§ **WHAT IS NEEDED**
Output the line that holds "What Bokeh code", the line that holds "from bokeh.core.properties import value", and every line between them, exactly, but none of the pictures.

** Begin **

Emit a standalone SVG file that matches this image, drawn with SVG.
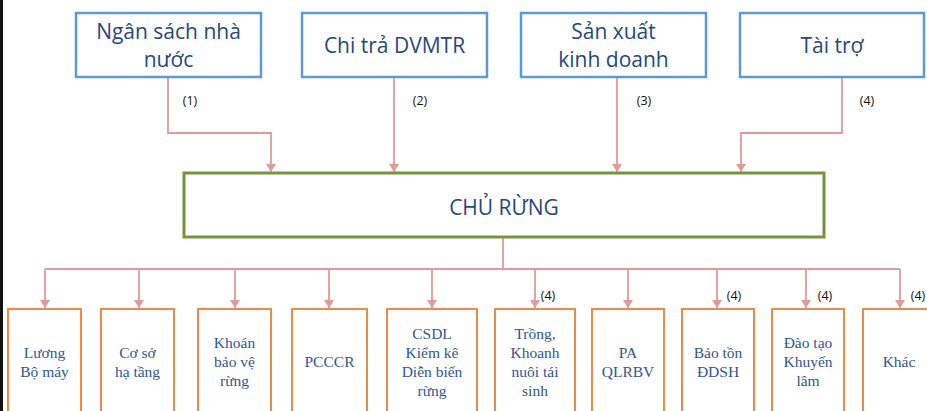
<svg xmlns="http://www.w3.org/2000/svg" width="927" height="411" viewBox="0 0 927 411">
<style>
.src{fill:#fff;stroke:#5B9BD5;stroke-width:2.5}
.main{fill:#fff;stroke:#77933C;stroke-width:3}
.leaf{fill:#fff;stroke:#EE8A45;stroke-width:2}
.t1{font-family:"Open Sans","Noto Sans",sans-serif;font-size:21px;fill:#1F497D;text-anchor:middle}
.t2{font-family:"Liberation Serif","DejaVu Serif",serif;font-size:15.5px;fill:#2F5597;text-anchor:middle}
.lbl{font-family:"Open Sans","Noto Sans",sans-serif;font-size:12.5px;fill:#111;text-anchor:middle}
.ln{fill:none;stroke:#E09A9A;stroke-width:1.8}
</style>
<defs>
<marker id="ah" markerWidth="10" markerHeight="10" refX="8" refY="5" orient="auto" markerUnits="userSpaceOnUse" viewBox="0 0 10 10">
<path d="M0,0 L8,5 L0,10 Z" fill="#E09A9A"/>
</marker>
</defs>
<rect x="0" y="0" width="927" height="411" fill="#fff"/>
<rect x="0" y="0" width="3" height="411" fill="#111"/>

<g id="connectors">
<path class="ln" d="M168,78 V133 H271 V172" marker-end="url(#ah)"/>
<path class="ln" d="M394,78 V172" marker-end="url(#ah)"/>
<path class="ln" d="M617,78 V172" marker-end="url(#ah)"/>
<path class="ln" d="M842,78 V133 H741 V172" marker-end="url(#ah)"/>
<path class="ln" d="M503,238 V269"/>
<path class="ln" d="M45,269 H900"/>
<path class="ln" d="M45,269 V308" marker-end="url(#ah)"/>
<path class="ln" d="M139,269 V308" marker-end="url(#ah)"/>
<path class="ln" d="M235,269 V308" marker-end="url(#ah)"/>
<path class="ln" d="M329,269 V308" marker-end="url(#ah)"/>
<path class="ln" d="M432,269 V308" marker-end="url(#ah)"/>
<path class="ln" d="M535,269 V308" marker-end="url(#ah)"/>
<path class="ln" d="M628,269 V308" marker-end="url(#ah)"/>
<path class="ln" d="M717,269 V308" marker-end="url(#ah)"/>
<path class="ln" d="M806,269 V308" marker-end="url(#ah)"/>
<path class="ln" d="M900,269 V308" marker-end="url(#ah)"/>
<text class="lbl" x="190" y="105">(1)</text>
<text class="lbl" x="420" y="105">(2)</text>
<text class="lbl" x="644" y="105">(3)</text>
<text class="lbl" x="867" y="105">(4)</text>
<text class="lbl" x="548" y="300">(4)</text>
<text class="lbl" x="734" y="300">(4)</text>
<text class="lbl" x="825" y="300">(4)</text>
<text class="lbl" x="918" y="300">(4)</text>
</g>

<g id="n1"><rect class="src" x="76" y="13" width="185" height="64"/><text class="t1" x="168.5" y="39">Ngân sách nhà</text><text class="t1" x="168.5" y="67">nước</text></g>
<g id="n2"><rect class="src" x="302" y="13" width="185" height="64"/><text class="t1" x="394.5" y="53">Chi trả DVMTR</text></g>
<g id="n3"><rect class="src" x="521" y="13" width="185" height="64"/><text class="t1" x="613.5" y="39">Sản xuất</text><text class="t1" x="613.5" y="67">kinh doanh</text></g>
<g id="n4"><rect class="src" x="740" y="13" width="184" height="64"/><text class="t1" x="832" y="53">Tài trợ</text></g>

<g id="main"><rect class="main" x="184" y="173" width="640" height="64"/><text class="t1" x="504" y="215">CHỦ RỪNG</text></g>

<g id="b1"><rect class="leaf" x="8" y="309" width="73" height="110"/><text class="t2" x="44.5" y="358">Lương</text><text class="t2" x="44.5" y="377">Bộ máy</text></g>
<g id="b2"><rect class="leaf" x="101" y="309" width="73" height="110"/><text class="t2" x="137.5" y="358">Cơ sở</text><text class="t2" x="137.5" y="377">hạ tầng</text></g>
<g id="b3"><rect class="leaf" x="198" y="309" width="73" height="110"/><text class="t2" x="234.5" y="348">Khoán</text><text class="t2" x="234.5" y="367">bảo vệ</text><text class="t2" x="234.5" y="386">rừng</text></g>
<g id="b4"><rect class="leaf" x="292" y="309" width="75" height="110"/><text class="t2" x="329.5" y="367">PCCCR</text></g>
<g id="b5"><rect class="leaf" x="387" y="309" width="90" height="110"/><text class="t2" x="432" y="339">CSDL</text><text class="t2" x="432" y="358">Kiểm kê</text><text class="t2" x="432" y="377">Diễn biến</text><text class="t2" x="432" y="396">rừng</text></g>
<g id="b6"><rect class="leaf" x="495" y="309" width="80" height="110"/><text class="t2" x="535" y="339">Trồng,</text><text class="t2" x="535" y="358">Khoanh</text><text class="t2" x="535" y="377">nuôi tái</text><text class="t2" x="535" y="396">sinh</text></g>
<g id="b7"><rect class="leaf" x="592" y="309" width="72" height="110"/><text class="t2" x="628" y="358">PA</text><text class="t2" x="628" y="377">QLRBV</text></g>
<g id="b8"><rect class="leaf" x="682" y="309" width="72" height="110"/><text class="t2" x="718" y="358">Bảo tồn</text><text class="t2" x="718" y="377">ĐDSH</text></g>
<g id="b9"><rect class="leaf" x="772" y="309" width="72" height="110"/><text class="t2" x="808" y="348">Đào tạo</text><text class="t2" x="808" y="367">Khuyến</text><text class="t2" x="808" y="386">lâm</text></g>
<g id="b10"><rect class="leaf" x="863" y="309" width="76" height="110"/><text class="t2" x="899" y="367">Khác</text></g>
</svg>
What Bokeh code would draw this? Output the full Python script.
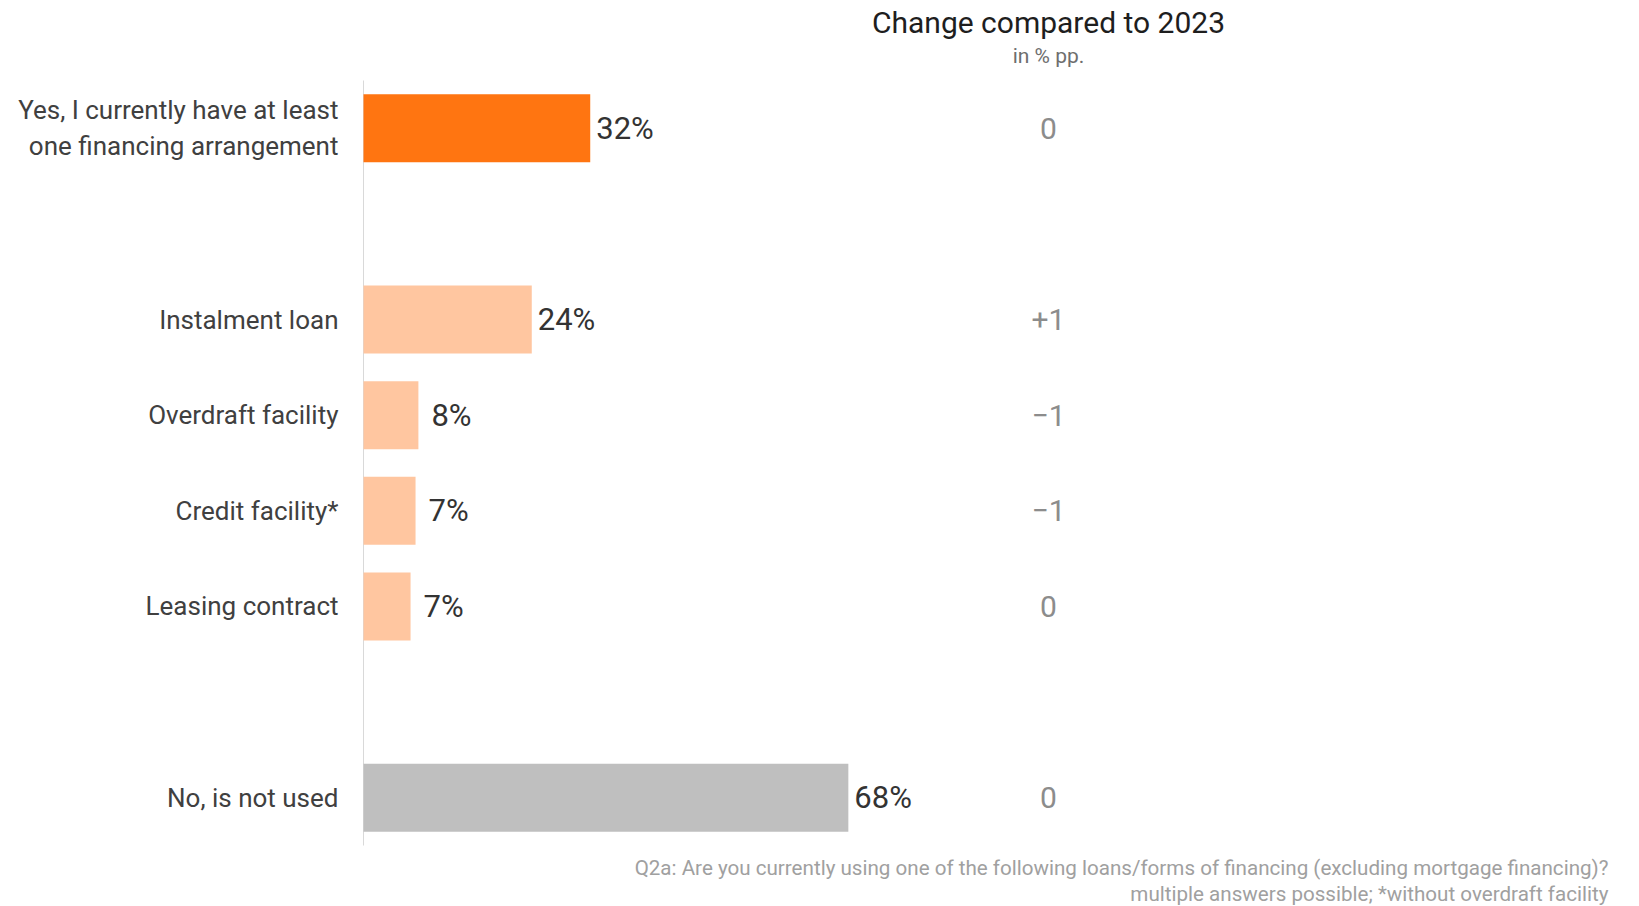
from bokeh.plotting import figure
from bokeh.models import Range1d, FixedTicker, ColumnDataSource
from bokeh.embed import file_html
from bokeh.resources import INLINE
from bokeh.core.properties import value

# ---------------- data ----------------
categories = [
    "Yes, I currently have at least\none financing arrangement",
    "Instalment loan",
    "Overdraft facility",
    "Credit facility*",
    "Leasing contract",
    "No, is not used",
]
groups = ["any", "types", "types", "types", "types", "none"]
shares = [31.8, 23.6, 7.7, 7.3, 6.6, 68.0]
share_labels = ["32%", "24%", "8%", "7%", "7%", "68%"]
changes = ["0", "+1", "\u22121", "\u22121", "0", "0"]

title_text = "Change compared to 2023"
subtitle_text = "in % pp."
note_lines = [
    "Q2a: Are you currently using one of the following loans/forms of financing (excluding mortgage financing)?",
    "multiple answers possible; *without overdraft facility",
]

# ---------------- styles / layout ----------------
bar_colors = ["#FF7511", "#FFC6A0", "#FFC6A0", "#FFC6A0", "#FFC6A0", "#BFBFBF"]
FONT = "Roboto"
W, H = 1639, 906
FRAME_LEFT, FRAME_RIGHT = 360, 1620       # plotting frame (full height)
ZERO_PX = 363                             # where the bars start
BARS_TOP, BARS_BOTTOM = 80, 845           # vertical extent of the bar area
PX_PER_PCT = 7.13
CHANGE_PX = 1048

positions = []
pos, prev = 0, None
for g in groups:
    if prev is not None:
        pos += 1 if g == prev else 2
    positions.append(pos)
    prev = g
n_slots = positions[-1] + 1
slot_px = (BARS_BOTTOM - BARS_TOP) / n_slots


def px2x(px):
    return (px - ZERO_PX) / PX_PER_PCT


def px2y(px):
    return -0.5 + (px - BARS_TOP) / slot_px


p = figure(
    width=W, height=H, output_backend="svg", toolbar_location=None,
    x_range=Range1d(px2x(FRAME_LEFT), px2x(FRAME_RIGHT)),
    y_range=Range1d(px2y(H), px2y(0)),
    x_axis_location=None,
    min_border_left=FRAME_LEFT, min_border_right=W - FRAME_RIGHT,
    min_border_top=0, min_border_bottom=0,
    title=None,
)
p.outline_line_color = None
p.grid.visible = False
p.background_fill_color = "white"
p.border_fill_color = "white"

yax = p.yaxis[0]
yax.ticker = FixedTicker(ticks=positions)
yax.major_label_overrides = {pp: c for pp, c in zip(positions, categories)}
yax.major_tick_line_color = None
yax.minor_tick_line_color = None
yax.major_tick_out = 0
yax.major_tick_in = 0
yax.major_label_standoff = 22
yax.axis_line_color = None
yax.major_label_text_font = FONT
yax.major_label_text_font_size = "26px"
yax.major_label_text_color = "#404040"

# category baseline (zero line) spanning the bar area
p.segment(x0=0, y0=-0.5, x1=0, y1=n_slots - 0.5, line_color="#D9D9D9", line_width=1)

offsets = [6 if v >= 10 else 13 for v in shares]
src = ColumnDataSource(dict(
    y=positions, right=shares, color=bar_colors,
    label=share_labels, change=changes, off=offsets,
))

p.hbar(y="y", left=0, right="right", height=0.71, source=src,
       fill_color="color", line_color=None)

p.text(x="right", y="y", text="label", x_offset="off", source=src,
       text_baseline="middle", text_align="left",
       text_font=value(FONT), text_font_size="31px", text_color="#333333")

p.text(x=px2x(CHANGE_PX), y="y", text="change", source=src,
       text_baseline="middle", text_align="center",
       text_font=value(FONT), text_font_size="30px", text_color="#8C8C8C")

# header over the change column
p.text(x=[px2x(CHANGE_PX)], y=[px2y(21.5)], text=[title_text],
       text_align="center", text_baseline="middle",
       text_font=value(FONT), text_font_size="30px", text_color="#1E1E1E")
p.text(x=[px2x(CHANGE_PX)], y=[px2y(55)], text=[subtitle_text],
       text_align="center", text_baseline="middle",
       text_font=value(FONT), text_font_size="21px", text_color="#6E6E6E")

# footnote, right aligned
p.text(x=[px2x(1608)] * len(note_lines), y=[px2y(867.6), px2y(893.7)], text=note_lines,
       text_align="right", text_baseline="middle",
       text_font=value(FONT), text_font_size="20.6px", text_color="#A0A0A0")

open("out.html", "w").write(file_html(p, INLINE))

** End **

§ **TASK OUTPUT**
What Bokeh code would draw this? Output the full Python script.
from bokeh.plotting import figure
from bokeh.models import Range1d, FixedTicker, ColumnDataSource
from bokeh.embed import file_html
from bokeh.resources import INLINE
from bokeh.core.properties import value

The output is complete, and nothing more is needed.